Born in 1887 into a comfortable Midwestern family, Leopold was drawn early to the outdoors, but his attachment to nature was never sentimental in the simple sense. It was educated, cataloging, managerial. At Yale’s forestry school and later in government service, he learned to see forests as systems, game as populations, land as something measurable and governable. That training made him effective, but it also gave him a lasting habit of treating nature as both living presence and administrative problem. The contradiction runs through his career: he loved wild places, yet his professional life required him to classify, regulate, cull, and improve them.
That tension sharpened during his work with the U.S. Forest Service and later as a professor at the University of Wisconsin. He was among the first influential conservationists to recognize that “wise use” could become a mask for continued domination.
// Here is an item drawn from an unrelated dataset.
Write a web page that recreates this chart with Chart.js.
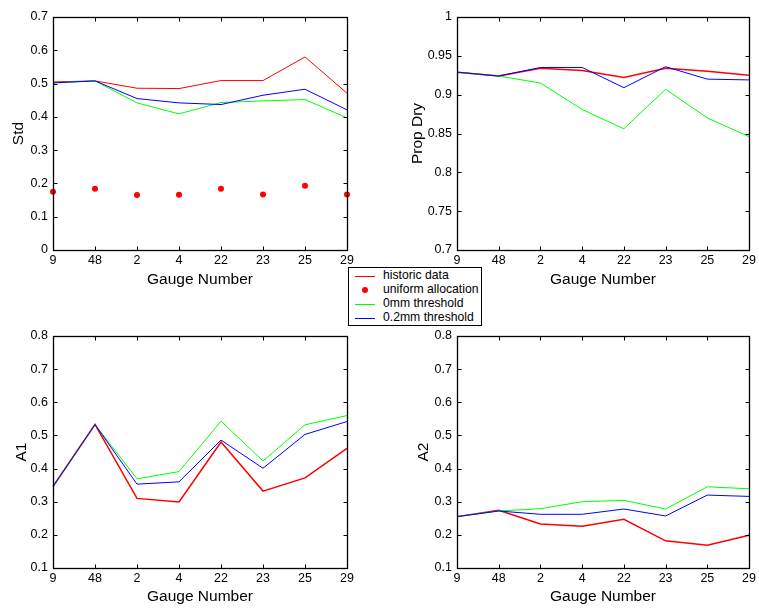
<!DOCTYPE html>
<html>
<head>
<meta charset="utf-8">
<script src="https://cdn.jsdelivr.net/npm/chart.js@4.4.1/dist/chart.umd.min.js"></script>
<style>
  body { margin: 0; background: #fff; }
  #wrap { position: relative; width: 759px; height: 608px; overflow: hidden; font-family: "Liberation Sans", Arial, sans-serif; }
  canvas { position: absolute; }
  #legend { position: absolute; left: 348px; top: 267px; width: 132px; height: 57px; border: 1px solid #000; background: #fff; font-size: 12.2px; color: #000; }
  .row { position: absolute; left: 0; height: 14px; width: 132px; }
  .row .ln { position: absolute; left: 6px; top: 7px; width: 20px; height: 1px; }
  .row .dot { position: absolute; left: 13px; top: 4px; width: 6px; height: 6px; border-radius: 50%; background: #f00; }
  .row span { position: absolute; left: 34px; top: -1px; white-space: nowrap; line-height: 15px; }
</style>
</head>
<body>
<div id="wrap">
  <canvas id="cStd" width="380" height="300" style="left:0;top:0"></canvas>
  <canvas id="cDry" width="379" height="300" style="left:380px;top:0"></canvas>
  <canvas id="cA1" width="380" height="300" style="left:0;top:308px"></canvas>
  <canvas id="cA2" width="379" height="300" style="left:380px;top:308px"></canvas>
  <div id="legend">
    <div class="row" style="top:1px"><div class="ln" style="background:#f00"></div><span>historic data</span></div>
    <div class="row" style="top:15px"><div class="dot"></div><span>uniform allocation</span></div>
    <div class="row" style="top:29px"><div class="ln" style="background:#0f0"></div><span>0mm threshold</span></div>
    <div class="row" style="top:43px"><div class="ln" style="background:#00f"></div><span>0.2mm threshold</span></div>
  </div>
</div>
<script>
// categories
const gauges = ['9', '48', '2', '4', '22', '23', '25', '29'];

// Std panel
const stdHistoric = [0.505, 0.508, 0.486, 0.485, 0.509, 0.509, 0.580, 0.471];
const stdUniform  = [0.175, 0.184, 0.165, 0.166, 0.184, 0.167, 0.193, 0.167];
const stdZero     = [0.502, 0.508, 0.442, 0.409, 0.443, 0.448, 0.452, 0.397];
const stdPoint2   = [0.502, 0.508, 0.455, 0.442, 0.437, 0.465, 0.483, 0.421];
const stdTicks    = [0, 0.1, 0.2, 0.3, 0.4, 0.5, 0.6, 0.7];

// Prop Dry panel
const dryHistoric = [0.929, 0.924, 0.934, 0.931, 0.922, 0.934, 0.930, 0.925];
const dryZero     = [0.929, 0.924, 0.915, 0.881, 0.856, 0.907, 0.870, 0.846];
const dryPoint2   = [0.929, 0.924, 0.935, 0.935, 0.909, 0.936, 0.920, 0.919];
const dryTicks    = [0.7, 0.75, 0.8, 0.85, 0.9, 0.95, 1];

// A1 panel
const a1Historic = [0.346, 0.533, 0.310, 0.299, 0.480, 0.332, 0.372, 0.461];
const a1Zero     = [0.346, 0.533, 0.369, 0.391, 0.543, 0.423, 0.532, 0.560];
const a1Point2   = [0.346, 0.533, 0.353, 0.360, 0.486, 0.401, 0.503, 0.542];

// A2 panel
const a2Historic = [0.255, 0.274, 0.233, 0.226, 0.247, 0.182, 0.169, 0.199];
const a2Zero     = [0.255, 0.272, 0.279, 0.300, 0.304, 0.278, 0.345, 0.339];
const a2Point2   = [0.255, 0.272, 0.262, 0.262, 0.278, 0.257, 0.320, 0.316];
const aTicks     = [0.1, 0.2, 0.3, 0.4, 0.5, 0.6, 0.7, 0.8];

const FONT = '"Liberation Sans", Arial, sans-serif';

// matlab style box with inward ticks
const framePlugin = {
  id: 'frame',
  afterDraw(chart) {
    const { ctx, chartArea: a, scales } = chart;
    const L = Math.round(a.left) + 0.5, R = Math.round(a.right) + 0.5;
    const T = Math.round(a.top) + 0.5, B = Math.round(a.bottom) + 0.5;
    ctx.save();
    ctx.strokeStyle = '#000';
    ctx.lineWidth = 1;
    ctx.beginPath();
    scales.x.ticks.forEach((t, i) => {
      const x = Math.round(scales.x.getPixelForTick(i)) + 0.5;
      ctx.moveTo(x, B); ctx.lineTo(x, B - 4);
      ctx.moveTo(x, T); ctx.lineTo(x, T + 4);
    });
    scales.y.ticks.forEach(t => {
      const y = Math.round(scales.y.getPixelForValue(t.value)) + 0.5;
      ctx.moveTo(L, y); ctx.lineTo(L + 4, y);
      ctx.moveTo(R, y); ctx.lineTo(R - 4, y);
    });
    ctx.stroke();
    ctx.lineWidth = 1.3;
    ctx.strokeRect(L, T, R - L, B - T);
    ctx.restore();
  }
};

function lineSet(label, data, color, width, order) {
  return { label, data, borderColor: color, backgroundColor: color, borderWidth: width,
           pointRadius: 0, fill: false, tension: 0, order };
}

function makeChart(id, yLabel, yTicks, datasets, box) {
  new Chart(document.getElementById(id), {
    type: 'line',
    data: { labels: gauges, datasets },
    options: {
      responsive: false,
      animation: false,
      devicePixelRatio: 1,
      layout: { padding: { top: box.top, right: box.right, left: 0, bottom: 0 } },
      plugins: { legend: { display: false }, tooltip: { enabled: false } },
      scales: {
        x: {
          type: 'category',
          offset: false,
          grid: { display: false, drawTicks: false },
          border: { display: false },
          ticks: { color: '#000', font: { family: FONT, size: 12.5 }, padding: 3, maxRotation: 0, autoSkip: false },
          title: { display: true, text: 'Gauge Number', color: '#000',
                   font: { family: FONT, size: 15.5 }, padding: { top: 0, bottom: box.xPad } },
          afterFit: s => { s.height = box.xh; }
        },
        y: {
          min: yTicks[0],
          max: yTicks[yTicks.length - 1],
          grid: { display: false, drawTicks: false },
          border: { display: false },
          afterBuildTicks: s => { s.ticks = yTicks.map(v => ({ value: v })); },
          ticks: { color: '#000', font: { family: FONT, size: 12.5 }, padding: 5,
                   callback: v => String(+Number(v).toFixed(2)) },
          title: { display: true, text: yLabel, color: '#000',
                   font: { family: FONT, size: 15.5 }, padding: { top: box.yPad, bottom: 0 } },
          afterFit: s => { s.width = box.yw; }
        }
      }
    },
    plugins: [framePlugin]
  });
}

makeChart('cStd', 'Std', stdTicks, [
  lineSet('historic data', stdHistoric, '#ff0000', 1, 4),
  { label: 'uniform allocation', data: stdUniform, showLine: false, pointRadius: 3,
    pointBackgroundColor: '#ff0000', pointBorderColor: '#ff0000', pointBorderWidth: 0, order: 3 },
  lineSet('0mm threshold', stdZero, '#00ff00', 1, 2),
  lineSet('0.2mm threshold', stdPoint2, '#0000ff', 1, 1)
], { top: 17, right: 33, yw: 53, xh: 50, xPad: 11, yPad: 9 });

makeChart('cDry', 'Prop Dry', dryTicks, [
  lineSet('historic data', dryHistoric, '#ff0000', 1.5, 4),
  lineSet('0mm threshold', dryZero, '#00ff00', 1, 2),
  lineSet('0.2mm threshold', dryPoint2, '#0000ff', 1, 1)
], { top: 17, right: 7, yw: 77, xh: 50, xPad: 11, yPad: 28 });

makeChart('cA1', 'A1', aTicks, [
  lineSet('historic data', a1Historic, '#ff0000', 1.5, 4),
  lineSet('0mm threshold', a1Zero, '#00ff00', 1, 2),
  lineSet('0.2mm threshold', a1Point2, '#0000ff', 1, 1)
], { top: 28, right: 33, yw: 53, xh: 40, xPad: 2, yPad: 12 });

makeChart('cA2', 'A2', aTicks, [
  lineSet('historic data', a2Historic, '#ff0000', 1.5, 4),
  lineSet('0mm threshold', a2Zero, '#00ff00', 1, 2),
  lineSet('0.2mm threshold', a2Point2, '#0000ff', 1, 1)
], { top: 28, right: 7, yw: 77, xh: 40, xPad: 2, yPad: 34 });
</script>
</body>
</html>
His famous formulation in A Sand County Almanac did not merely ask humans to manage resources more carefully. It asked for a moral reorientation. “A thing is right,” he wrote, “when it tends to preserve the integrity, stability, and beauty of the biotic community. It is wrong when it tends otherwise.” The force of that sentence lies in its relocation of ethics: from human convenience to ecological membership.
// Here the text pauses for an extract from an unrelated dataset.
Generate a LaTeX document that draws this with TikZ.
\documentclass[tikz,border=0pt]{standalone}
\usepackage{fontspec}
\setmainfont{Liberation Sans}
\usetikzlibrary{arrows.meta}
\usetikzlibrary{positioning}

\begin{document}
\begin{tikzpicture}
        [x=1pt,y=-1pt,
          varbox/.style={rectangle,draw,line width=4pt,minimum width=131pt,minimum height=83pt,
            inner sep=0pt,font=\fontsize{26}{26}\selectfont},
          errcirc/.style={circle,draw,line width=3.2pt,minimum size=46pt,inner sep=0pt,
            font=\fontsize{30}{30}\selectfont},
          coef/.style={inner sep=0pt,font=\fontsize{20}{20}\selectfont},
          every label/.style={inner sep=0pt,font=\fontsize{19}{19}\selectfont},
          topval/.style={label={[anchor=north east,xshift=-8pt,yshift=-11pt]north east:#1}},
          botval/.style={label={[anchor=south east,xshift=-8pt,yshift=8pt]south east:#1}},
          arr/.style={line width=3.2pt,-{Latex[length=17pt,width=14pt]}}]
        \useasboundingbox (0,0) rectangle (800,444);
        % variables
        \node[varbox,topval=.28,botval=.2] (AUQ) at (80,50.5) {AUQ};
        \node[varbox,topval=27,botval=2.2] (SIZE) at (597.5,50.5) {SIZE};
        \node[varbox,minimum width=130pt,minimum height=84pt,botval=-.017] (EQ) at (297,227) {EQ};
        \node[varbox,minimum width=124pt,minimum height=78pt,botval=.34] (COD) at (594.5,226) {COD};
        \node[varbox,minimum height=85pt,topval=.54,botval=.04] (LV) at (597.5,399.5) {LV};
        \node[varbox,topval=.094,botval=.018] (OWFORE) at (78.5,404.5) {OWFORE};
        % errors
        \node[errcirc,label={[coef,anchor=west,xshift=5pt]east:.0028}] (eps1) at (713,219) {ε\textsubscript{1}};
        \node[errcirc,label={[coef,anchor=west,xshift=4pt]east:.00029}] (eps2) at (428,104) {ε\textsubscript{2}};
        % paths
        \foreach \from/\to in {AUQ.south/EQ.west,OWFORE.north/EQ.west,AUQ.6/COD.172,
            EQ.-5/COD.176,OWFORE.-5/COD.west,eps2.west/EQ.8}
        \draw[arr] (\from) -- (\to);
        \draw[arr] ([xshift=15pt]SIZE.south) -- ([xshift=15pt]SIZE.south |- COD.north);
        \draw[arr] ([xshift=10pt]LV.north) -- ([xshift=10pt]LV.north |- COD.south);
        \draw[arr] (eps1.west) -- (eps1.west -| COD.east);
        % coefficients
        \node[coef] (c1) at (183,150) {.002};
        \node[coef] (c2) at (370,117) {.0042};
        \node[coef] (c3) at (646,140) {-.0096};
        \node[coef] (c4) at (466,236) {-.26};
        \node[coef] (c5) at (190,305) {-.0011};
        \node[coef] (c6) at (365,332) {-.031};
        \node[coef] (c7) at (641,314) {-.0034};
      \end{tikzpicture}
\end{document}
Yet Leopold’s own life was marked by the costs of seeing land both as home and as object. He hunted with zeal in his youth, later became increasingly alarmed by the ecological consequences of predator removal and habitat alteration, and watched the landscape he loved be broken up by agriculture, logging, and extractive development. His famous account of shooting a wolf and then seeing “a fierce green fire dying in her eyes” has often been read as a conversion story, but it is also an admission of complicity. He was not outside the violence he described. He helped administer the modern order that made that violence routine.
This is part of why Leopold matters to deep ecology. He gave environmental thought a moral vocabulary expansive enough to include soils, waters, plants, and animals as members of a community rather than instruments of human purpose. But he remained a transitional figure, still tethered to conservation, still invested in practical management, still trying to balance use and restraint. That balance made him influential, but also uneasy. He offered later environmentalists a bridge between science and ethics, while also revealing the emotional cost of crossing it: the loss of human centrality, the burden of responsibility, and the recognition that love for land does not erase one’s role in harming it.